The way I defined this application is that basically it allows decentralization, and most importantly, it allows spontaneously connected parties to collaborate and share pieces of information something they want to work on together.
The other important aspect of developing applications like this is that there are many conventions that need to be reconsidered. There's a notion of logging into systems that establishes an institutional relationship is that you have an account with the vendor. When we collaborate with people, we don't authenticate or identify ourselves. In a digital world, that's like PGP or other types of signatures identifying tha tthis came from me. But if your application is running on your computer, you don't need to login to anything else other than your computer. You don't login to someone's system by saying this is my account or my password or any other way to access it; this allows us to build systems that operate on computing power that is available at the edges of the network where we do have a huge amount of computing power already available. This is very different from the systems that we have legacy from in the 60s where computers were big and expensive. But now they're not. This allows us to rethink how we build applications all together.
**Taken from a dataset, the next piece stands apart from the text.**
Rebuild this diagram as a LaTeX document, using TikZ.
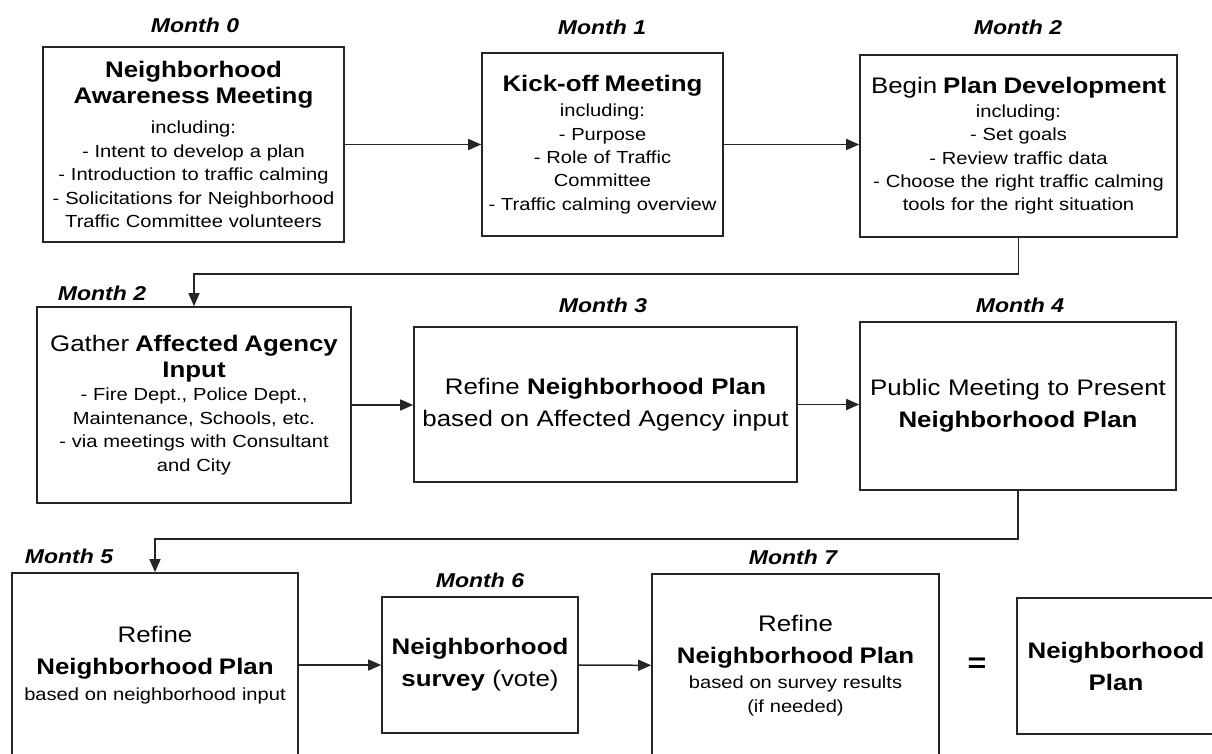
\documentclass[tikz,border=0pt]{standalone}
\usepackage{fontspec}
\setmainfont{Liberation Sans}[FakeStretch=1.15]
\usetikzlibrary{arrows.meta}
\setlength{\parindent}{0pt}

\newcommand{\boxtitle}{\fontsize{22.5}{26}\selectfont}
\newcommand{\boxbody}{\fontsize{17.5}{23.4}\selectfont}
\newcommand{\boxlarge}{\fontsize{22.5}{32}\selectfont}

\begin{document}
\begin{tikzpicture}[x=1pt, y=-1pt,
    box/.style 2 args={draw=black!85, line width=1.6pt, align=center, inner sep=0pt,
      minimum width=#1, text width=#1, minimum height=#2, font=\boxbody},
    month/.style={font=\fontsize{20}{20}\selectfont\bfseries\itshape},
    flow/.style={draw=black!85, line width=1.5pt, -{Triangle[length=13pt,width=11pt]}}]
    \useasboundingbox (0,0) rectangle (1212,754);
    \clip (0,0) rectangle (1212,754);

    % top row
    \node[box={301}{195}] (awareness) at (193.5,144.5)
        {{\boxtitle\bfseries Neighborhood\\ Awareness Meeting\par}\vspace{7pt}
         including:\\ - Intent to develop a plan\\ - Introduction to traffic calming\\
         - Solicitations for Neighborhood\\ Traffic Committee volunteers};
    \node[box={241}{183}] (kickoff) at (602.5,144.5)
        {{\boxtitle\bfseries Kick-off Meeting\par}\vspace{2pt}
         including:\\ - Purpose\\ - Role of Traffic\\ Committee\\ - Traffic calming overview};
    \node[box={317}{182}] (plandev) at (1018.5,146)
        {{\boxtitle Begin \textbf{Plan Development}\par}
         including:\\ - Set goals\\ - Review traffic data\\
         - Choose the right traffic calming\\ tools for the right situation};

    \node[month] (m0) at (195,25) {Month 0};
    \node[month] (m1) at (602,27) {Month 1};
    \node[month] (m2) at (1018,27) {Month 2};

    % middle row
    \node[box={314}{196}] (agency) at (194,405)
        {{\boxtitle Gather \textbf{Affected Agency}\\ \textbf{Input}\par}
         - Fire Dept., Police Dept.,\\ Maintenance, Schools, etc.\\
         - via meetings with Consultant\\ and City};
    \node[box={383}{155}, font=\boxlarge] (refine3) at (605.5,404.5)
        {Refine \textbf{Neighborhood Plan}\\ based on Affected Agency input};
    \node[box={316}{168}, font=\boxlarge] (public) at (1018,406)
        {Public Meeting to Present\\ \textbf{Neighborhood Plan}};

    \node[month] (m2b) at (102,293) {Month 2};
    \node[month] (m3) at (603,305) {Month 3};
    \node[month] (m4) at (1020,305) {Month 4};

    % bottom row
    \node[box={286}{184}] (refine5) at (155,665)
        {{\boxlarge Refine\\ \textbf{Neighborhood Plan}\par}\vspace{2pt}
         based on neighborhood input};
    \node[box={196}{136}, font=\boxlarge] (survey) at (480,665)
        {\textbf{Neighborhood}\\ \textbf{survey} (vote)};
    \node[box={287}{183}] (refine7) at (795.5,665.5)
        {{\boxlarge Refine\\ \textbf{Neighborhood Plan}\par}\vspace{2pt}
         based on survey results\\ (if needed)};
    \node[font=\fontsize{28}{28}\selectfont\bfseries] (equals) at (977,665) {=};
    \node[box={198}{136}, font=\boxlarge] (final) at (1116,666)
        {\textbf{Neighborhood}\\ \textbf{Plan}};

    \node[month] (m5) at (69,556) {Month 5};
    \node[month] (m6) at (480,580) {Month 6};
    \node[month] (m7) at (793,557) {Month 7};

    % connectors
    \draw[flow] (awareness) -- (kickoff);
    \draw[flow] (kickoff.east) -- (kickoff.east -| plandev.west);
    \draw[flow] (plandev.south) -- ++(0,36) -| (agency.north);
    \draw[flow] (agency.east) -- (agency.east -| refine3.west);
    \draw[flow] (refine3.east) -- (refine3.east -| public.west);
    \draw[flow] (public.south) -- ++(0,48) -| (refine5.north);
    \draw[flow] (refine5) -- (survey);
    \draw[flow] (survey) -- (refine7);
\end{tikzpicture}
\end{document}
The other question is obviously- is it worth the effort? It's complex and it requires changing the way we design applications and how we think about them. Right now it's hard to see why is it so useful. But with- if you start collecting the pieces of information we hear from different news sources like data breaches, the advances on the other end, with even space travel, it is worthwhile investing time in this where we might not be able to reap substantial benefits in 5-10 years, but in 10-30 years, we will be able to control our information and control the software that processes it, and that's worth dedicating effort to this kind of project.